Lo stesso Radzinsky, da parte sua, non ci ha risparmiato il pretesto per ulteriori dubbi; tentando di isolare i contenuti reali dalle imprecisioni dovute alla traduzione, si percepisce nei dialoghi una vena eccentrica apparentemente in sintonia con il carattere disinvolto, imprevedibile ed istintivo dei personaggi.
La storia d'amore tra un reporter un po' chiuso, Georgy, e una bellissima hostess dal carattere generoso e dallo spirito inquieto, Lara, inizia brillantemente con un incontro all'aeroporto condito di dialoghi scoppiettanti, si trascina alternando trovate spiritose e momenti fiacchi, per concludersi poi con inaspettata tragicità.
Una conclusione inattesa e drammatica, purtroppo non relegata alla fiction, è anche quella che ha posto un amaro sigillo su un altro progetto cinematografico inserito in Nuovi Territori .
Pur non essendo stati testimoni diretti della proiezione di Reka (Il fiume), dalla semplice lettura di una sinossi decisamente interessante e dalla tragicità dell'evento correlato alla sospensione delle riprese, sentiamo crescere la tristezza per quest'opera rimasta incompiuta.

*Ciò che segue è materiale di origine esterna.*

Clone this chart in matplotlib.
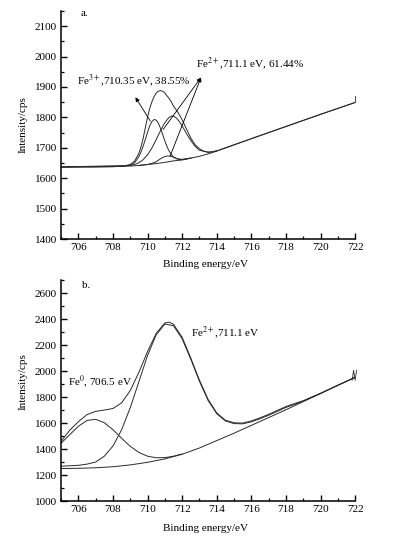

Dispiace che Balabanov, uno degli autori più brillanti dell’odierna cinematografia russa, non abbia potuto terminare un lavoro che prometteva molto, e dispiace ancora di più che questo sia avvenuto per l’incidente mortale capitato alla protagonista Tujara Svinoboeva. A lei e a Sergei Bodrov Jr, ideali compagni di sventura, dedichiamo con grande affetto questo breve e tormentato viaggio nella Russia del cinema.